_DATA PROVIDED_.
..............................

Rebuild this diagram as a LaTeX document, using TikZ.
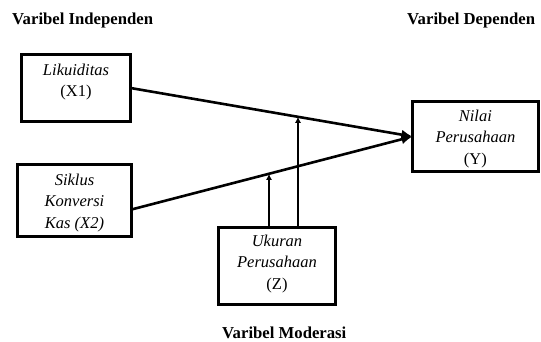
\documentclass[tikz,border=0pt]{standalone}
\usepackage{fontspec}
\setmainfont{Liberation Serif}
\usetikzlibrary{arrows.meta,calc}
\begin{document}
\begin{tikzpicture}[x=1pt,y=-1pt,
  varbox/.style={draw=black,line width=3pt,minimum width=#1,inner sep=0pt,outer sep=0pt},
  boxtext/.style={align=center,inner sep=0pt,font=\fontsize{16.5}{21.5}\selectfont\itshape},
  head/.style={anchor=base west,inner sep=0pt,font=\fontsize{16.7}{20}\selectfont\bfseries},
  conn/.style={line width=2.6pt},
  bigtip/.style={-{Latex[length=11pt,width=10pt]}},
  smalltip/.style={-{Latex[length=6pt,width=6pt]}}]
\useasboundingbox (0,0) rectangle (541,342);
% headers
\node[head] (hi) at (12,25) {Varibel Independen};
\node[head] (hd) at (407,25) {Varibel Dependen};
\node[head] (hm) at (222,338) {Varibel Moderasi};
% boxes
\node[varbox=109pt,minimum height=67pt] (x1) at (76,88) {};
\node[varbox=114pt,minimum height=72pt] (x2) at (74.5,200.5) {};
\node[varbox=126pt,minimum height=70pt] (y) at (475.4,136.5) {};
\node[varbox=117pt,minimum height=77pt] (z) at (277,266) {};
% box texts
\node[boxtext] (tx1) at (76,82) {Likuiditas\\\upshape(X1)};
\node[boxtext] (tx2) at (74.5,203) {Siklus\\Konversi\\Kas (X2)};
\node[boxtext] (ty) at (475.4,139) {Nilai\\Perusahaan\\\upshape(Y)};
\node[boxtext] (tz) at (277,264) {Ukuran\\Perusahaan\\\upshape(Z)};
% connectors
\coordinate (x2out) at ([yshift=-9pt]x2.east);
\draw[conn,bigtip] (x1.east) -- (y.west);
\draw[conn,bigtip] (x2out) -- (y.west);
\coordinate (za) at ([xshift=-8pt]z.north);
\coordinate (zb) at ([xshift=21pt]z.north);
\path (x1.east) -- (y.west) coordinate[pos=0.593] (m1);
\path (x2out) -- (y.west) coordinate[pos=0.489] (m2);
\draw[conn,smalltip] (zb) -- (zb |- m1);
\draw[conn,smalltip] (za) -- (za |- m2);
\end{tikzpicture}
\end{document}
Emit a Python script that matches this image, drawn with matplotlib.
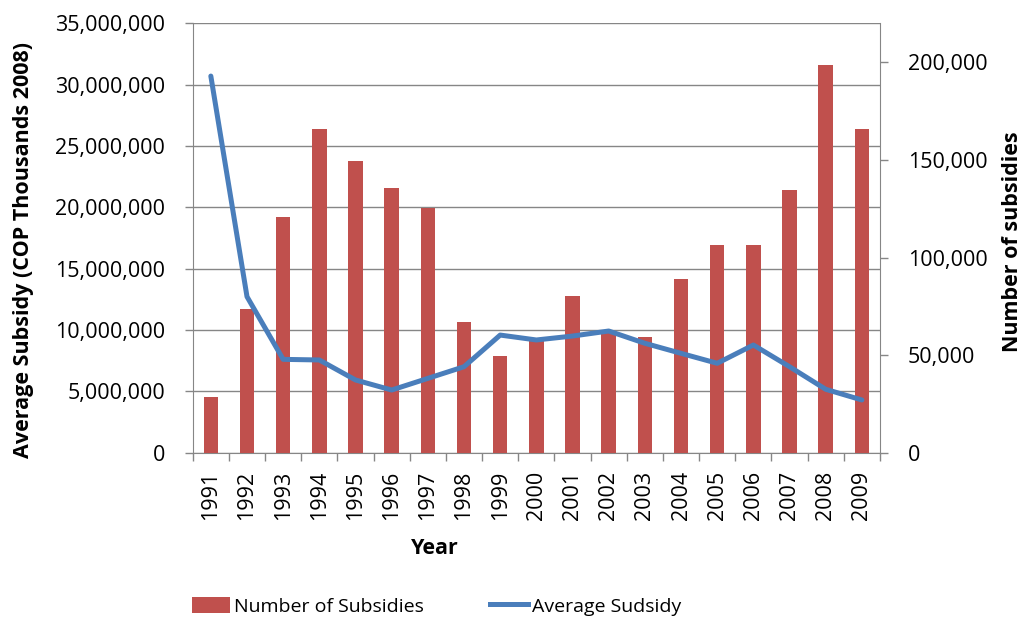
import matplotlib
matplotlib.use("Agg")
import matplotlib.pyplot as plt
from matplotlib.ticker import FuncFormatter, MultipleLocator
from matplotlib.patches import Patch
from matplotlib.lines import Line2D

plt.rcParams["font.family"] = ["Open Sans", "DejaVu Sans"]

# data
years = ["1991", "1992", "1993", "1994", "1995", "1996", "1997", "1998", "1999", "2000",
         "2001", "2002", "2003", "2004", "2005", "2006", "2007", "2008", "2009"]
number_of_subsidies = [28400, 73500, 120800, 165700, 149500, 135800, 125500, 67100, 49700, 57300,
                       80300, 62000, 59100, 89000, 106300, 106300, 134600, 198600, 165700]
average_subsidy = [30.70e6, 12.72e6, 7.61e6, 7.56e6, 5.93e6, 5.11e6, 6.06e6, 7.01e6, 9.59e6, 9.19e6,
                   9.51e6, 9.92e6, 8.92e6, 8.10e6, 7.29e6, 8.78e6, 7.01e6, 5.17e6, 4.30e6]

BAR_COLOR = "#C0504D"
LINE_COLOR = "#4A7EBB"
AXIS_GRAY = "#868686"
FS = 15.5

fig = plt.figure(figsize=(10.28, 6.2), dpi=100)
ax = fig.add_axes([0.1875, 0.2698, 0.856 - 0.1875, 0.9624 - 0.2698])
ax2 = ax.twinx()          # bars, right axis
ax3 = ax.twinx()          # line, shares the left scale
ax3.sharey(ax)

x = list(range(len(years)))

# left axis: grid + ticks
ax.set_xlim(-0.5, len(years) - 0.5)
ax.set_ylim(0, 35e6)
ax.yaxis.set_major_locator(MultipleLocator(5e6))
ax.yaxis.set_major_formatter(FuncFormatter(lambda v, p: f"{int(v):,}"))
ax.grid(axis="y", color=AXIS_GRAY, linewidth=1.0)
ax.set_axisbelow(True)
ax.tick_params(axis="y", direction="out", length=6, width=1, color=AXIS_GRAY, pad=14, labelsize=FS)

ax.set_xticks(x)
ax.set_xticklabels(years, rotation=90)
ax.set_xticks([i - 0.5 for i in range(len(years) + 1)], minor=True)
ax.tick_params(axis="x", which="major", length=0, pad=13, labelsize=FS)
ax.tick_params(axis="x", which="minor", length=6, width=1, color=AXIS_GRAY)

for s in ["left", "bottom", "right", "top"]:
    ax.spines[s].set_color(AXIS_GRAY)
ax.spines["top"].set_visible(False)

# bars on right axis
ax2.bar(x, number_of_subsidies, width=0.4, color=BAR_COLOR, zorder=2)
ax2.set_ylim(0, 220000)
ax2.yaxis.set_major_locator(MultipleLocator(50000))
ax2.yaxis.set_major_formatter(FuncFormatter(lambda v, p: f"{int(v):,}"))
ax2.tick_params(axis="y", direction="out", length=6, width=1, color=AXIS_GRAY, pad=14, labelsize=FS)
for s in ["left", "bottom", "right", "top"]:
    ax2.spines[s].set_visible(False)

# line on top
ax3.plot(x, average_subsidy, color=LINE_COLOR, linewidth=3.6, solid_capstyle="round")
ax3.axis("off")

# axis titles
fig.text(0.023, 0.597, "Average Subsidy (COP Thousands 2008)", rotation=90, ha="center", va="center",
         fontsize=FS, fontweight="bold")
fig.text(0.985, 0.61, "Number of subsidies", rotation=90, ha="center", va="center",
         fontsize=FS, fontweight="bold")
fig.text(0.423, 0.115, "Year", ha="center", va="center", fontsize=FS, fontweight="bold")

handles = [Patch(facecolor=BAR_COLOR, edgecolor="none"),
           Line2D([], [], color=LINE_COLOR, linewidth=3.6)]
fig.legend(handles, ["Number of Subsidies", "Average Sudsidy"], loc="center",
           bbox_to_anchor=(0.425, 0.022), ncol=2, frameon=False, fontsize=14,
           handlelength=1.95, handleheight=0.9, handletextpad=0.2, columnspacing=3.4)

fig.savefig("out.png", dpi=100)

..............................

_SET TASK_. List each line of the entries that holds the string "matplotlib".

_RESULT OF THE TASK_.
Emit a Python script that matches this image, drawn with matplotlib.
import matplotlib
matplotlib.use("Agg")
import matplotlib.pyplot as plt
from matplotlib.ticker import FuncFormatter, MultipleLocator
from matplotlib.patches import Patch
from matplotlib.lines import Line2D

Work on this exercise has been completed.